Toucan AI validates the token and enforces access control and row-level security.
Best for:
Most production use cases
Multi-tenant SaaS platforms
Scenarios requiring row-level security or user-specific data
Benefits:
Secure: API keys and signing logic stay server-side
Flexible: Supports custom attributes and fine-grained access
Scalable: Works with any authentication provider
2. API Key Authentication (For Testing & Development)
How it works:
You use your Toucan AI API key directly to generate tokens in a sandbox or development environment.
API keys should never be exposed in client-side code or production environments.
Best for:
Local development
Testing embedding and integration flows
Benefits:
Quick setup for prototyping
Not recommended for production
3. Single Sign-On (SSO) Integration
How it works:
Your application handles SSO (e.g., SAML, OAuth, OpenID Connect) for user authentication.

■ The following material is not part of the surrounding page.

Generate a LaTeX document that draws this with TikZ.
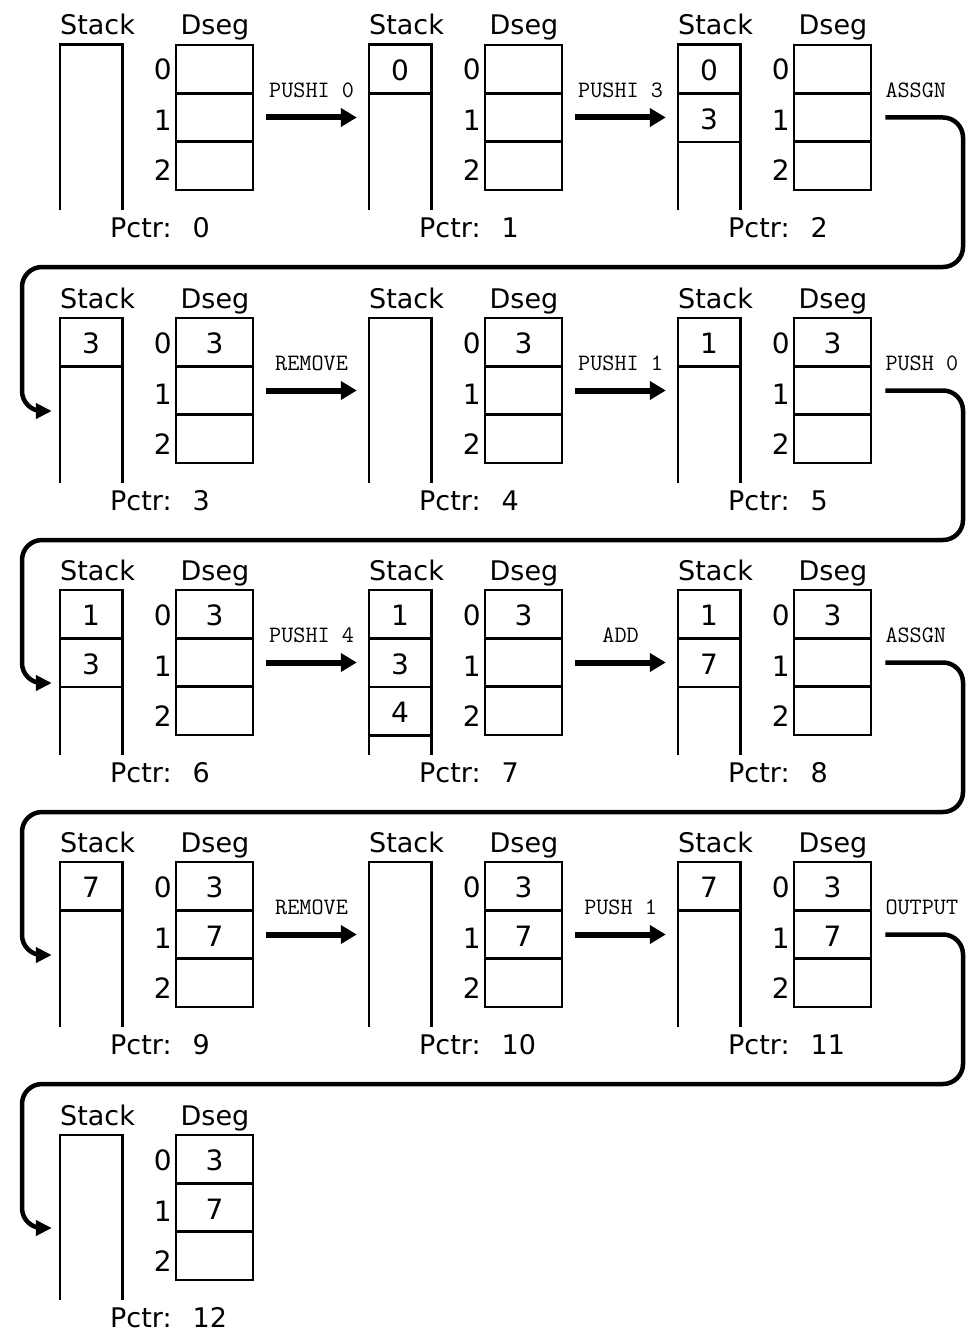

After authentication, your backend generates a Toucan AI token for the user session.
The rest of the flow is identical to token-based authentication.
Best for:
Enterprise deployments
Organizations with centralized identity providers
How to Choose
For most use cases: Use token-based authentication, generated server-side after your own user authentication.
For internal tools or demos: API key authentication is acceptable, but never expose keys in production.
For enterprise SSO: Integrate your SSO provider and generate tokens after successful login.
Example Flow

Best Practices
Always generate and sign tokens server-side.
Never expose API keys or signing secrets in client-side code.
Use short-lived tokens and rotate API keys regularly.
Include only necessary attributes in tokens for access control and row-level security.
Toucan AI’s authentication models are designed to be secure, flexible, and easy to integrate—so you can deliver embedded analytics with confidence.